### Short task
Restate the whole listing word for word. Pictures are left out.

### Data excerpt
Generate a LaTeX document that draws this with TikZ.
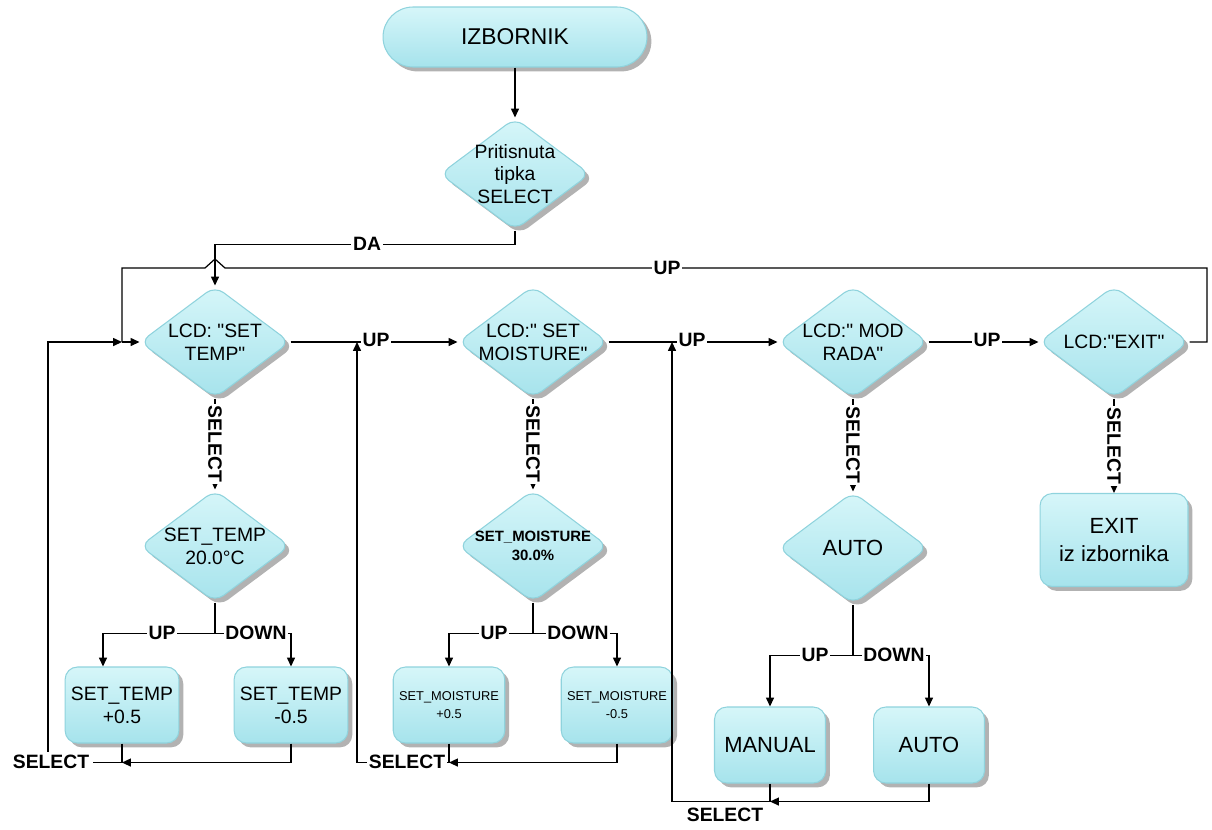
\documentclass[tikz,border=0pt]{standalone}
\usepackage{fontspec}
\setmainfont{Liberation Sans}[Ligatures=TeXOff]
\usetikzlibrary{shapes.geometric,shadows,arrows.meta,calc}
\definecolor{bord}{HTML}{8FD3DD}
\definecolor{ftop}{HTML}{D6F6F9}
\definecolor{fbot}{HTML}{A6E3EC}
\begin{document}
\begin{tikzpicture}[x=0.02cm,y=-0.02cm,
  shapebase/.style={draw=bord, line width=0.6pt, top color=ftop, bottom color=fbot,
    drop shadow={shadow xshift=2.5pt, shadow yshift=-2.5pt, opacity=0.3, fill=black}},
  dia/.style={shapebase, diamond, inner sep=0pt, minimum width=3cm, minimum height=2.24cm, rounded corners=6pt},
  rbox/.style={shapebase, rectangle, rounded corners=7pt, minimum width=2.22cm, minimum height=1.52cm,
    align=center, font=\fontsize{11}{13}\selectfont},
  term/.style={shapebase, rectangle, rounded corners=0.6cm, minimum width=5.28cm, minimum height=1.2cm,
    font=\fontsize{13}{15}\selectfont},
  txt/.style={align=center, font=\fontsize{11}{13}\selectfont},
  lab/.style={font=\bfseries\fontsize{11}{12}\selectfont, fill=white, inner sep=1pt},
  ln/.style={line width=0.7pt},
  arr/.style={ln, -{Triangle[length=5pt,width=4.5pt]}}]
\useasboundingbox (0,0) rectangle (1212,829);

% shapes
\node[term] (iz) at (515,37) {IZBORNIK};
\node[dia] (d0) at (515,174) {};
\node[txt] (d0t) at (d0) {Pritisnuta\\tipka\\SELECT};

\node[dia] (d1) at (215,342) {};
\node[txt] (d1t) at (d1) {LCD: "SET\\TEMP"};
\node[dia] (d2) at (533,342) {};
\node[txt] (d2t) at (d2) {LCD:" SET\\MOISTURE"};
\node[dia] (d3) at (853,342) {};
\node[txt] (d3t) at (d3) {LCD:" MOD\\RADA"};
\node[dia] (d4) at (1114,342) {};
\node[txt] (d4t) at (d4) {LCD:"EXIT"};

\node[dia] (s1) at (215,546) {};
\node[txt] (s1t) at (s1) {SET\_TEMP\\20.0°C};
\node[dia] (s2) at (533,546) {};
\node[txt, font=\bfseries\fontsize{8.5}{11}\selectfont] (s2t) at (s2) {SET\_MOISTURE\\30.0\%};
\node[dia] (s3) at (853,548) {};
\node[txt, font=\fontsize{12.5}{15}\selectfont] (s3t) at (s3) {AUTO};

\node[rbox] (t1) at (122,705) {SET\_TEMP\\+0.5};
\node[rbox] (t2) at (291,705) {SET\_TEMP\\-0.5};
\node[rbox, font=\fontsize{7.3}{10}\selectfont] (m1) at (449,705) {SET\_MOISTURE\\+0.5};
\node[rbox, font=\fontsize{7.3}{10}\selectfont] (m2) at (617,705) {SET\_MOISTURE\\-0.5};
\node[rbox, font=\fontsize{12.5}{15}\selectfont] (a1) at (770,745) {MANUAL};
\node[rbox, font=\fontsize{12.5}{15}\selectfont] (a2) at (929,745) {AUTO};
\node[rbox, minimum width=2.96cm, minimum height=1.86cm, font=\fontsize{12.5}{16}\selectfont] (ex) at (1114,540) {EXIT\\ iz izbornika};

% top connectors
\draw[arr] (iz.south) -- (d0.north);
\draw[arr] (d0.south) -- ++(0,14) coordinate (da) -| (d1.north);
\node[lab] (lda) at (367,244) {DA};

% top UP loop with hop
\draw[ln] (d4.east) -- (1207,342) -- (1207,268) -- (225,268) -- (215,259) -- (205,268) -- (122,268) -- (122,342);
\node[lab] (lup0) at (667,268) {UP};

% main row
\draw[arr] (d1.east) -- (d2.west);
\node[lab] (lup1) at (376,340) {UP};
\draw[arr] (d2.east) -- (d3.west);
\node[lab] (lup2) at (692,340) {UP};
\draw[arr] (d3.east) -- (d4.west);
\node[lab] (lup3) at (987,340) {UP};
\draw[arr] (122,342) -- (d1.west);

% select verticals
\draw[arr] (d1.south) -- (s1.north) node[midway, lab, rotate=-90] (ls1) {SELECT};
\draw[arr] (d2.south) -- (s2.north) node[midway, lab, rotate=-90] (ls2) {SELECT};
\draw[arr] (d3.south) -- (s3.north) node[midway, lab, rotate=-90] (ls3) {SELECT};
\draw[arr] (d4.south) -- (ex.north) node[midway, lab, rotate=-90] (ls4) {SELECT};

% group 1
\draw[ln] (s1.south) -- ++(0,31) coordinate (b1);
\draw[arr] (b1) -| ($(t1.north)+(-19,0)$);
\draw[arr] (b1) -| (t2.north);
\node[lab] (lu1) at (162,633) {UP};
\node[lab] (ld1) at (256,633) {DOWN};
\draw[arr] (t2.south) |- ($(t1.south)+(0,19)$);
\draw[arr] (t1.south) -- ++(0,19) -| (48,342) -- (122,342);
\node[lab, inner sep=2pt] (lsel1) at (51,762) {SELECT};

% group 2
\draw[ln] (s2.south) -- ++(0,31) coordinate (b2);
\draw[arr] (b2) -| (m1.north);
\draw[arr] (b2) -| (m2.north);
\node[lab] (lu2) at (494,633) {UP};
\node[lab] (ld2) at (578,633) {DOWN};
\draw[arr] (m2.south) |- ($(m1.south)+(0,19)$);
\draw[arr] (m1.south) -- ++(0,19) -| (357,342);
\node[lab] (lsel2) at (407,762) {SELECT};

% group 3
\draw[ln] (s3.south) -- ++(0,51) coordinate (b3);
\draw[arr] (b3) -| (a1.north);
\draw[arr] (b3) -| (a2.north);
\node[lab] (lu3) at (815,655) {UP};
\node[lab] (ld3) at (894,655) {DOWN};
\draw[arr] (a2.south) |- ($(a1.south)+(0,18)$);
\draw[arr] (a1.south) -- ++(0,18) -| (672,342);
\node[lab] (lsel3) at (725,815) {SELECT};
\end{tikzpicture}
\end{document}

### Response
Generate a LaTeX document that draws this with TikZ.
\documentclass[tikz,border=0pt]{standalone}
\usepackage{fontspec}
\setmainfont{Liberation Sans}[Ligatures=TeXOff]
\usetikzlibrary{shapes.geometric,shadows,arrows.meta,calc}
\definecolor{bord}{HTML}{8FD3DD}
\definecolor{ftop}{HTML}{D6F6F9}
\definecolor{fbot}{HTML}{A6E3EC}
\begin{document}
\begin{tikzpicture}[x=0.02cm,y=-0.02cm,
  shapebase/.style={draw=bord, line width=0.6pt, top color=ftop, bottom color=fbot,
    drop shadow={shadow xshift=2.5pt, shadow yshift=-2.5pt, opacity=0.3, fill=black}},
  dia/.style={shapebase, diamond, inner sep=0pt, minimum width=3cm, minimum height=2.24cm, rounded corners=6pt},
  rbox/.style={shapebase, rectangle, rounded corners=7pt, minimum width=2.22cm, minimum height=1.52cm,
    align=center, font=\fontsize{11}{13}\selectfont},
  term/.style={shapebase, rectangle, rounded corners=0.6cm, minimum width=5.28cm, minimum height=1.2cm,
    font=\fontsize{13}{15}\selectfont},
  txt/.style={align=center, font=\fontsize{11}{13}\selectfont},
  lab/.style={font=\bfseries\fontsize{11}{12}\selectfont, fill=white, inner sep=1pt},
  ln/.style={line width=0.7pt},
  arr/.style={ln, -{Triangle[length=5pt,width=4.5pt]}}]
\useasboundingbox (0,0) rectangle (1212,829);

% shapes
\node[term] (iz) at (515,37) {IZBORNIK};
\node[dia] (d0) at (515,174) {};
\node[txt] (d0t) at (d0) {Pritisnuta\\tipka\\SELECT};

\node[dia] (d1) at (215,342) {};
\node[txt] (d1t) at (d1) {LCD: "SET\\TEMP"};
\node[dia] (d2) at (533,342) {};
\node[txt] (d2t) at (d2) {LCD:" SET\\MOISTURE"};
\node[dia] (d3) at (853,342) {};
\node[txt] (d3t) at (d3) {LCD:" MOD\\RADA"};
\node[dia] (d4) at (1114,342) {};
\node[txt] (d4t) at (d4) {LCD:"EXIT"};

\node[dia] (s1) at (215,546) {};
\node[txt] (s1t) at (s1) {SET\_TEMP\\20.0°C};
\node[dia] (s2) at (533,546) {};
\node[txt, font=\bfseries\fontsize{8.5}{11}\selectfont] (s2t) at (s2) {SET\_MOISTURE\\30.0\%};
\node[dia] (s3) at (853,548) {};
\node[txt, font=\fontsize{12.5}{15}\selectfont] (s3t) at (s3) {AUTO};

\node[rbox] (t1) at (122,705) {SET\_TEMP\\+0.5};
\node[rbox] (t2) at (291,705) {SET\_TEMP\\-0.5};
\node[rbox, font=\fontsize{7.3}{10}\selectfont] (m1) at (449,705) {SET\_MOISTURE\\+0.5};
\node[rbox, font=\fontsize{7.3}{10}\selectfont] (m2) at (617,705) {SET\_MOISTURE\\-0.5};
\node[rbox, font=\fontsize{12.5}{15}\selectfont] (a1) at (770,745) {MANUAL};
\node[rbox, font=\fontsize{12.5}{15}\selectfont] (a2) at (929,745) {AUTO};
\node[rbox, minimum width=2.96cm, minimum height=1.86cm, font=\fontsize{12.5}{16}\selectfont] (ex) at (1114,540) {EXIT\\ iz izbornika};

% top connectors
\draw[arr] (iz.south) -- (d0.north);
\draw[arr] (d0.south) -- ++(0,14) coordinate (da) -| (d1.north);
\node[lab] (lda) at (367,244) {DA};

% top UP loop with hop
\draw[ln] (d4.east) -- (1207,342) -- (1207,268) -- (225,268) -- (215,259) -- (205,268) -- (122,268) -- (122,342);
\node[lab] (lup0) at (667,268) {UP};

% main row
\draw[arr] (d1.east) -- (d2.west);
\node[lab] (lup1) at (376,340) {UP};
\draw[arr] (d2.east) -- (d3.west);
\node[lab] (lup2) at (692,340) {UP};
\draw[arr] (d3.east) -- (d4.west);
\node[lab] (lup3) at (987,340) {UP};
\draw[arr] (122,342) -- (d1.west);

% select verticals
\draw[arr] (d1.south) -- (s1.north) node[midway, lab, rotate=-90] (ls1) {SELECT};
\draw[arr] (d2.south) -- (s2.north) node[midway, lab, rotate=-90] (ls2) {SELECT};
\draw[arr] (d3.south) -- (s3.north) node[midway, lab, rotate=-90] (ls3) {SELECT};
\draw[arr] (d4.south) -- (ex.north) node[midway, lab, rotate=-90] (ls4) {SELECT};

% group 1
\draw[ln] (s1.south) -- ++(0,31) coordinate (b1);
\draw[arr] (b1) -| ($(t1.north)+(-19,0)$);
\draw[arr] (b1) -| (t2.north);
\node[lab] (lu1) at (162,633) {UP};
\node[lab] (ld1) at (256,633) {DOWN};
\draw[arr] (t2.south) |- ($(t1.south)+(0,19)$);
\draw[arr] (t1.south) -- ++(0,19) -| (48,342) -- (122,342);
\node[lab, inner sep=2pt] (lsel1) at (51,762) {SELECT};

% group 2
\draw[ln] (s2.south) -- ++(0,31) coordinate (b2);
\draw[arr] (b2) -| (m1.north);
\draw[arr] (b2) -| (m2.north);
\node[lab] (lu2) at (494,633) {UP};
\node[lab] (ld2) at (578,633) {DOWN};
\draw[arr] (m2.south) |- ($(m1.south)+(0,19)$);
\draw[arr] (m1.south) -- ++(0,19) -| (357,342);
\node[lab] (lsel2) at (407,762) {SELECT};

% group 3
\draw[ln] (s3.south) -- ++(0,51) coordinate (b3);
\draw[arr] (b3) -| (a1.north);
\draw[arr] (b3) -| (a2.north);
\node[lab] (lu3) at (815,655) {UP};
\node[lab] (ld3) at (894,655) {DOWN};
\draw[arr] (a2.south) |- ($(a1.south)+(0,18)$);
\draw[arr] (a1.south) -- ++(0,18) -| (672,342);
\node[lab] (lsel3) at (725,815) {SELECT};
\end{tikzpicture}
\end{document}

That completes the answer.